GIVEN REQUEST
Leave out every picture, then transcribe the rest of the listing exactly.

INFORMATION PROVIDED
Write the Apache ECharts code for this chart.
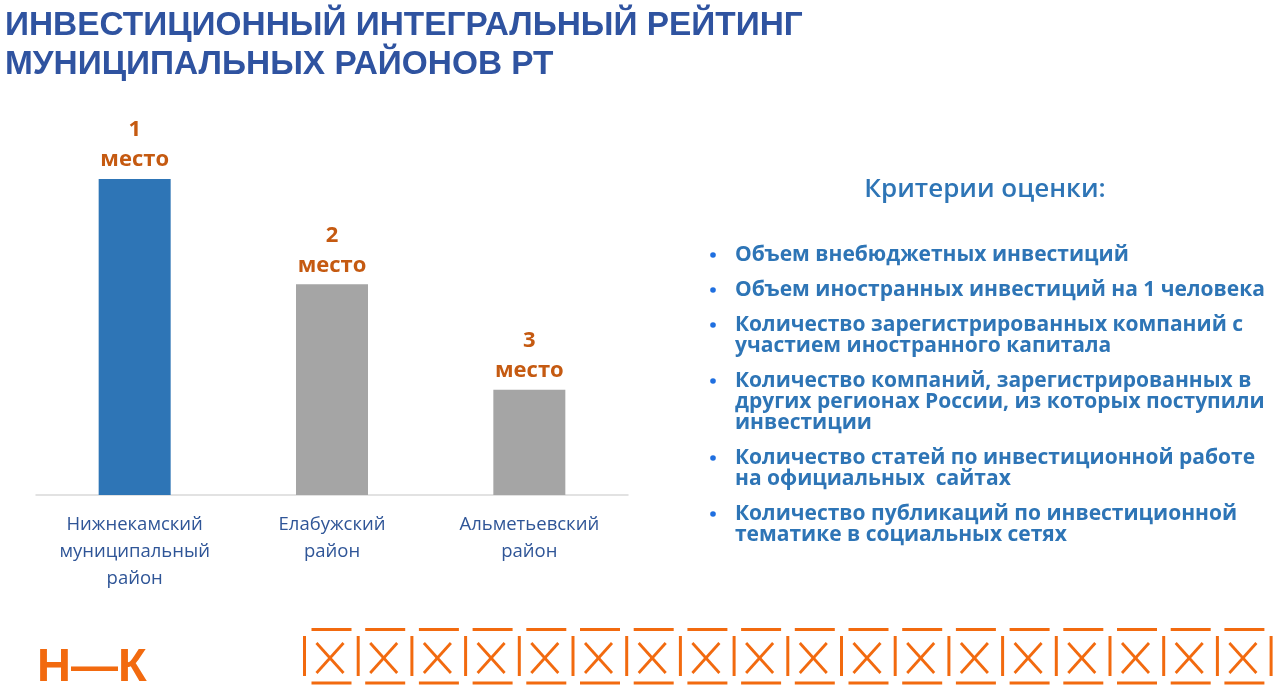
<!DOCTYPE html>
<html><head><meta charset="utf-8">
<script src="https://cdn.jsdelivr.net/npm/echarts@6/dist/echarts.min.js"></script>
<style>html,body{margin:0;padding:0;background:#fff}#c{width:1280px;height:693px}</style>
</head><body><div id="c"></div>
<script>
const titleLines = ['ИНВЕСТИЦИОННЫЙ ИНТЕГРАЛЬНЫЙ РЕЙТИНГ', 'МУНИЦИПАЛЬНЫХ РАЙОНОВ РТ'];
const categories = ['Нижнекамский\nмуниципальный\nрайон', 'Елабужский\nрайон', 'Альметьевский\nрайон'];
const values = [3, 2, 1];
const places = ['1', '2', '3'];
const criteriaTitle = 'Критерии оценки:';
const criteria = [
  ['Объем внебюджетных инвестиций'],
  ['Объем иностранных инвестиций на 1 человека'],
  ['Количество зарегистрированных компаний с', 'участием иностранного капитала'],
  ['Количество компаний, зарегистрированных в', 'других регионах России, из которых поступили', 'инвестиции'],
  ['Количество статей по инвестиционной работе', 'на официальных  сайтах'],
  ['Количество публикаций по инвестиционной', 'тематике в социальных сетях']
];

const blue = '#2E75B6', gray = '#A5A5A5', orange = '#C55A11', logoOrange = '#F26A0F';
const textFont = "'Open Sans', 'Noto Sans', sans-serif";

const graphics = [];
graphics.push({type:'text', x: 985, y: 190, style:{text: criteriaTitle, fill: blue, font: "600 26px " + textFont, textAlign:'center', textVerticalAlign:'middle'}});
let y = 255;
criteria.forEach(lines => {
  graphics.push({type:'circle', shape:{cx:713, cy:y, r:2.8}, style:{fill:'#1F6FE0'}});
  lines.forEach((ln, i) => {
    graphics.push({type:'text', x:735, y:y, style:{text: ln, fill: blue, font: "bold 21px " + textFont, textVerticalAlign:'middle'}});
    if (i < lines.length - 1) y += 21;
  });
  y += 35;
});
graphics.push({type:'text', x:37, y:668, style:{text:'Н—К', fill: logoOrange, font:"bold 47px 'Liberation Sans', Arial, sans-serif", textVerticalAlign:'middle'}});
for (let k = 0; k < 18; k++) {
  const x0 = 304.5 + k * 53.7;
  const st = {stroke: logoOrange, lineWidth: 3};
  graphics.push({type:'line', shape:{x1:x0, y1:636, x2:x0, y2:676}, style:st});
  graphics.push({type:'line', shape:{x1:x0+7, y1:629.5, x2:x0+47, y2:629.5}, style:st});
  graphics.push({type:'line', shape:{x1:x0+7, y1:683, x2:x0+47, y2:683}, style:st});
  graphics.push({type:'line', shape:{x1:x0+12, y1:643, x2:x0+39, y2:673}, style:{stroke: logoOrange, lineWidth: 2.8}});
  graphics.push({type:'line', shape:{x1:x0+39, y1:643, x2:x0+12, y2:673}, style:{stroke: logoOrange, lineWidth: 2.8}});
}
graphics.push({type:'line', shape:{x1:304.5+18*53.7, y1:636, x2:304.5+18*53.7, y2:676}, style:{stroke: logoOrange, lineWidth: 3}});

const chart = echarts.init(document.getElementById('c'));
chart.setOption({
  animation: false,
  title: {
    text: titleLines.join('\n'), left: 5, top: 6, padding: 0,
    textStyle: {fontFamily: "'Liberation Sans', Arial, sans-serif", fontWeight: 'bold', fontSize: 33.4, lineHeight: 39, color: '#2F53A0'}
  },
  grid: {left: 36, right: 652, top: 179, bottom: 198, containLabel: false},
  xAxis: {
    type: 'category', data: categories,
    axisLine: {lineStyle: {color: '#D9D9D9', width: 1.5}},
    axisTick: {show: false},
    axisLabel: {color: '#2F5597', fontFamily: textFont, fontSize: 18.5, lineHeight: 27, margin: 16, interval: 0}
  },
  yAxis: {type: 'value', min: 0, max: 3, show: false, splitLine: {show: false}},
  series: [{
    type: 'bar', barWidth: 72,
    data: values.map((v, i) => ({value: v, itemStyle: {color: i === 0 ? blue : gray}})),
    label: {
      show: true, position: 'top', distance: 4,
      formatter: p => '{n|' + places[p.dataIndex] + '}\n{m|место}',
      rich: {
        n: {fontFamily: textFont, fontWeight: 'bold', fontSize: 22, color: orange, lineHeight: 30, align: 'center'},
        m: {fontFamily: textFont, fontWeight: 'bold', fontSize: 22, color: orange, lineHeight: 30, align: 'center'}
      }
    }
  }],
  graphic: graphics
});
</script></body></html>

FULL RESPONSE
Write the Apache ECharts code for this chart.
<!DOCTYPE html>
<html><head><meta charset="utf-8">
<script src="https://cdn.jsdelivr.net/npm/echarts@6/dist/echarts.min.js"></script>
<style>html,body{margin:0;padding:0;background:#fff}#c{width:1280px;height:693px}</style>
</head><body><div id="c"></div>
<script>
const titleLines = ['ИНВЕСТИЦИОННЫЙ ИНТЕГРАЛЬНЫЙ РЕЙТИНГ', 'МУНИЦИПАЛЬНЫХ РАЙОНОВ РТ'];
const categories = ['Нижнекамский\nмуниципальный\nрайон', 'Елабужский\nрайон', 'Альметьевский\nрайон'];
const values = [3, 2, 1];
const places = ['1', '2', '3'];
const criteriaTitle = 'Критерии оценки:';
const criteria = [
  ['Объем внебюджетных инвестиций'],
  ['Объем иностранных инвестиций на 1 человека'],
  ['Количество зарегистрированных компаний с', 'участием иностранного капитала'],
  ['Количество компаний, зарегистрированных в', 'других регионах России, из которых поступили', 'инвестиции'],
  ['Количество статей по инвестиционной работе', 'на официальных  сайтах'],
  ['Количество публикаций по инвестиционной', 'тематике в социальных сетях']
];

const blue = '#2E75B6', gray = '#A5A5A5', orange = '#C55A11', logoOrange = '#F26A0F';
const textFont = "'Open Sans', 'Noto Sans', sans-serif";

const graphics = [];
graphics.push({type:'text', x: 985, y: 190, style:{text: criteriaTitle, fill: blue, font: "600 26px " + textFont, textAlign:'center', textVerticalAlign:'middle'}});
let y = 255;
criteria.forEach(lines => {
  graphics.push({type:'circle', shape:{cx:713, cy:y, r:2.8}, style:{fill:'#1F6FE0'}});
  lines.forEach((ln, i) => {
    graphics.push({type:'text', x:735, y:y, style:{text: ln, fill: blue, font: "bold 21px " + textFont, textVerticalAlign:'middle'}});
    if (i < lines.length - 1) y += 21;
  });
  y += 35;
});
graphics.push({type:'text', x:37, y:668, style:{text:'Н—К', fill: logoOrange, font:"bold 47px 'Liberation Sans', Arial, sans-serif", textVerticalAlign:'middle'}});
for (let k = 0; k < 18; k++) {
  const x0 = 304.5 + k * 53.7;
  const st = {stroke: logoOrange, lineWidth: 3};
  graphics.push({type:'line', shape:{x1:x0, y1:636, x2:x0, y2:676}, style:st});
  graphics.push({type:'line', shape:{x1:x0+7, y1:629.5, x2:x0+47, y2:629.5}, style:st});
  graphics.push({type:'line', shape:{x1:x0+7, y1:683, x2:x0+47, y2:683}, style:st});
  graphics.push({type:'line', shape:{x1:x0+12, y1:643, x2:x0+39, y2:673}, style:{stroke: logoOrange, lineWidth: 2.8}});
  graphics.push({type:'line', shape:{x1:x0+39, y1:643, x2:x0+12, y2:673}, style:{stroke: logoOrange, lineWidth: 2.8}});
}
graphics.push({type:'line', shape:{x1:304.5+18*53.7, y1:636, x2:304.5+18*53.7, y2:676}, style:{stroke: logoOrange, lineWidth: 3}});

const chart = echarts.init(document.getElementById('c'));
chart.setOption({
  animation: false,
  title: {
    text: titleLines.join('\n'), left: 5, top: 6, padding: 0,
    textStyle: {fontFamily: "'Liberation Sans', Arial, sans-serif", fontWeight: 'bold', fontSize: 33.4, lineHeight: 39, color: '#2F53A0'}
  },
  grid: {left: 36, right: 652, top: 179, bottom: 198, containLabel: false},
  xAxis: {
    type: 'category', data: categories,
    axisLine: {lineStyle: {color: '#D9D9D9', width: 1.5}},
    axisTick: {show: false},
    axisLabel: {color: '#2F5597', fontFamily: textFont, fontSize: 18.5, lineHeight: 27, margin: 16, interval: 0}
  },
  yAxis: {type: 'value', min: 0, max: 3, show: false, splitLine: {show: false}},
  series: [{
    type: 'bar', barWidth: 72,
    data: values.map((v, i) => ({value: v, itemStyle: {color: i === 0 ? blue : gray}})),
    label: {
      show: true, position: 'top', distance: 4,
      formatter: p => '{n|' + places[p.dataIndex] + '}\n{m|место}',
      rich: {
        n: {fontFamily: textFont, fontWeight: 'bold', fontSize: 22, color: orange, lineHeight: 30, align: 'center'},
        m: {fontFamily: textFont, fontWeight: 'bold', fontSize: 22, color: orange, lineHeight: 30, align: 'center'}
      }
    }
  }],
  graphic: graphics
});
</script></body></html>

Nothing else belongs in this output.